The MIT License is an open-source software license, allowing for permission to use the software in any way, provided that there is attribution to the original author in any substantial portion of a copy.

For my project, I seek to allow people redistribute it publicly, and seeing as it is a relatively bland idea overall, I thought that it would be alright to allow others to profit off it. As such, I decided to go with the CC BY-SA 4.0. Details for it can be found here.

Dissemination Plan

If this project grew in scope and became more professional, I plan to distribute my project to not just skiers and snowboarders, but other outdoor activities that could require navigation capabilities. It would mainly be limited to the US, however, as the physical and temperature conditions involved with an international shipping process could ruin the helmet.
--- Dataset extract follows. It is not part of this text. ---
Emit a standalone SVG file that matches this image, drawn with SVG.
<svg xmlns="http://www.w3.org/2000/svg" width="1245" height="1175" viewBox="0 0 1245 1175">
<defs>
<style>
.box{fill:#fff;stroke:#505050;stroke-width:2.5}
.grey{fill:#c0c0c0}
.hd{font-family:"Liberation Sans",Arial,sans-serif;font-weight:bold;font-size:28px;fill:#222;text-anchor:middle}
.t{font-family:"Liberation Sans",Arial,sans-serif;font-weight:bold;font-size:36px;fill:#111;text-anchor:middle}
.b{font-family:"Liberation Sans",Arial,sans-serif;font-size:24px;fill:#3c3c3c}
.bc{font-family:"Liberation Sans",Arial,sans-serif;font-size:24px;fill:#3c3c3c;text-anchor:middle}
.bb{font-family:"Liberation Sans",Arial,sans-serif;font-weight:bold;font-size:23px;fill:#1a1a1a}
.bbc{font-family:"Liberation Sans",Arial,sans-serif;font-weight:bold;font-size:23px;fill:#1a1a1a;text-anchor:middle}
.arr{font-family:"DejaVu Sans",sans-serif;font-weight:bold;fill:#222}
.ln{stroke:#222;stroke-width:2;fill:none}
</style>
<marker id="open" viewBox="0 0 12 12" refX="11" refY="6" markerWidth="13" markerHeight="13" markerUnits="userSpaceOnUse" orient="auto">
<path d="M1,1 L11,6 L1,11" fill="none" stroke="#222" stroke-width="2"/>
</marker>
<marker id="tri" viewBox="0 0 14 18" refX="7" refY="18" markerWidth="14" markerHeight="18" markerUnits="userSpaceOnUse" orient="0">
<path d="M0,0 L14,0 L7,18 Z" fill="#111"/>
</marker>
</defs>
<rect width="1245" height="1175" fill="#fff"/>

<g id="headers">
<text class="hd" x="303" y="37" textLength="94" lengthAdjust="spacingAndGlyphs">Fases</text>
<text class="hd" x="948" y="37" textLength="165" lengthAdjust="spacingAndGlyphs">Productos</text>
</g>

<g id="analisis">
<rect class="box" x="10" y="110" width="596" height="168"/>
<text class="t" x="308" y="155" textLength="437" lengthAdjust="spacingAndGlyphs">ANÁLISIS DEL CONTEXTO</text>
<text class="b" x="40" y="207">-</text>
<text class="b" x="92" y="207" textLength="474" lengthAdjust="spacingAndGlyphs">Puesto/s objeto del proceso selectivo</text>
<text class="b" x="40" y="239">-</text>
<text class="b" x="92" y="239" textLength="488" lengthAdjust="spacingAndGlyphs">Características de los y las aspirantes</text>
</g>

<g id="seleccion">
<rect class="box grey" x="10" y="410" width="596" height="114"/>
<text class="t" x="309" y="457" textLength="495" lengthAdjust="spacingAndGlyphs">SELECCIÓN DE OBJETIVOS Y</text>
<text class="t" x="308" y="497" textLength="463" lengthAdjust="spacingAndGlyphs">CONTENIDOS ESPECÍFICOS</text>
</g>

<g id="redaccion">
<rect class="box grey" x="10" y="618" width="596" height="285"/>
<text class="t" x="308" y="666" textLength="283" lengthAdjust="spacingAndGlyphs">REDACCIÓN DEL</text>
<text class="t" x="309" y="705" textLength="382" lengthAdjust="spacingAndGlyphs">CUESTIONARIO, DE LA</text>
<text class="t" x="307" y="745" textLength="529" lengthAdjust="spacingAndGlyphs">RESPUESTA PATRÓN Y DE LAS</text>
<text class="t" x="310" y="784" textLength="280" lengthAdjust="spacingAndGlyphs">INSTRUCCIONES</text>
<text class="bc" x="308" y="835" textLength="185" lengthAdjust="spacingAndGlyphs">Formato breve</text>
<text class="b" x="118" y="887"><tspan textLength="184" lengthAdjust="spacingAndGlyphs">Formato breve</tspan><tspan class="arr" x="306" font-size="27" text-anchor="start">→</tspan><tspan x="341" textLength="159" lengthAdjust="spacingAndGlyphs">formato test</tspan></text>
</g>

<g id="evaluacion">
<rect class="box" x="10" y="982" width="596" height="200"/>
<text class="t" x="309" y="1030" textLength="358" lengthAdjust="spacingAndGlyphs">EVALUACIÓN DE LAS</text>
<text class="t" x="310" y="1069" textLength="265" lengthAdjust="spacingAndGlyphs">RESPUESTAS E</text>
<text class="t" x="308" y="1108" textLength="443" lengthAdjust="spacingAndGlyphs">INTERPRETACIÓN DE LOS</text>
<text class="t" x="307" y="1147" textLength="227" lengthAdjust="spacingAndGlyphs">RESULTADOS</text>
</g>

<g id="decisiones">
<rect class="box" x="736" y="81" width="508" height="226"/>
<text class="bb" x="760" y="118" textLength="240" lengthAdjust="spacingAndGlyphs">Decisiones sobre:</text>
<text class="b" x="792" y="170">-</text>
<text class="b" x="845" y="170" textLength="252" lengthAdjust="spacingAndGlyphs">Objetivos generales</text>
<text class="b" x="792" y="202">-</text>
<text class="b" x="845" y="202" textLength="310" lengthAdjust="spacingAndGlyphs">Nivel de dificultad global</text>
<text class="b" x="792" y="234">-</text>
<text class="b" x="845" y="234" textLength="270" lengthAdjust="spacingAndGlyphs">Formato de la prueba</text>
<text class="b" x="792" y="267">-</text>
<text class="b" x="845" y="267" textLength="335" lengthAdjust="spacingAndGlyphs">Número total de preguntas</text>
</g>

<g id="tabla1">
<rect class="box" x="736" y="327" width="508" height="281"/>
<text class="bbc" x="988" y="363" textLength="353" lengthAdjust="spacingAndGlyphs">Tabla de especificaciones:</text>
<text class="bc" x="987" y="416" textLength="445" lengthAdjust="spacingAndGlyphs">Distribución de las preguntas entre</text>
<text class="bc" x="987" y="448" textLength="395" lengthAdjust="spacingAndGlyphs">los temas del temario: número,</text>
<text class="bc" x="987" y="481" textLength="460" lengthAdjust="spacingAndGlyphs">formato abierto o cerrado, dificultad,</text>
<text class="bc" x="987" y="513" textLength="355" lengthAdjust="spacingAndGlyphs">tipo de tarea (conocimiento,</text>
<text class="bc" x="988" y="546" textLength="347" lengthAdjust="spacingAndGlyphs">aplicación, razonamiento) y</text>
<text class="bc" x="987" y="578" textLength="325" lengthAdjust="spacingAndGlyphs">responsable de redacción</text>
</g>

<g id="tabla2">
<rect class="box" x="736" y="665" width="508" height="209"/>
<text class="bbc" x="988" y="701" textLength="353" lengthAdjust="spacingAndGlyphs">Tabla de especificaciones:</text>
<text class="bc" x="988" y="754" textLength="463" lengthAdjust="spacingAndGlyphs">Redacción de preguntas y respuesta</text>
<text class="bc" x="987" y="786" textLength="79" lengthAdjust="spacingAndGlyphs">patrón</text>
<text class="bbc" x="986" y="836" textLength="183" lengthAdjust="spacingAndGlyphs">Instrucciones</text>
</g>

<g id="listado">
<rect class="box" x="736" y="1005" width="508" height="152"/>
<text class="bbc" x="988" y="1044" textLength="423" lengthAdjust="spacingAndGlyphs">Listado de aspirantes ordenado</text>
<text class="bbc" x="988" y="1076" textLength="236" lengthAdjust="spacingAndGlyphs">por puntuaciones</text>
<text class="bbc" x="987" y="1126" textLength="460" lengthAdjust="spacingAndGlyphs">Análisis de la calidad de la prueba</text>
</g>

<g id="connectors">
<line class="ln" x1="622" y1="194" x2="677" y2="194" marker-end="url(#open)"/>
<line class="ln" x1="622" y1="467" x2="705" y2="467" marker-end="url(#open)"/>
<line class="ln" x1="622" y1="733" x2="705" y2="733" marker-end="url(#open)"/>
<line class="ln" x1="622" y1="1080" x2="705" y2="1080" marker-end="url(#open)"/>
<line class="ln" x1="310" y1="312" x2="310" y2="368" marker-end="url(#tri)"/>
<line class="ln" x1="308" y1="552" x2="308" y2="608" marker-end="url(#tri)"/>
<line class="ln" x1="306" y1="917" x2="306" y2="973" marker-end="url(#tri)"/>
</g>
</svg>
This helmet could benefit thsoe who struggle with directions, or people who happen to have gotten lost in a forest and require a way out. For skiers and snowboarders, the target audience of the original idea, this project could be used to add a layer of interactivity and knowledge to skiing and snowboarding by providing interesting and useful information as they go down the slopes of a mountain. The additional use case of becoming lost could also apply to some situations, as the orientation aspect could assist during “white-outs”, where wind and snow greatly reduce visibility, meaning that knowing where you are going becomes very important.

Video and Slide

To upload a draft of either the slide or video, I just labled files as “presentation.(file type)” within the docs folder of my repo.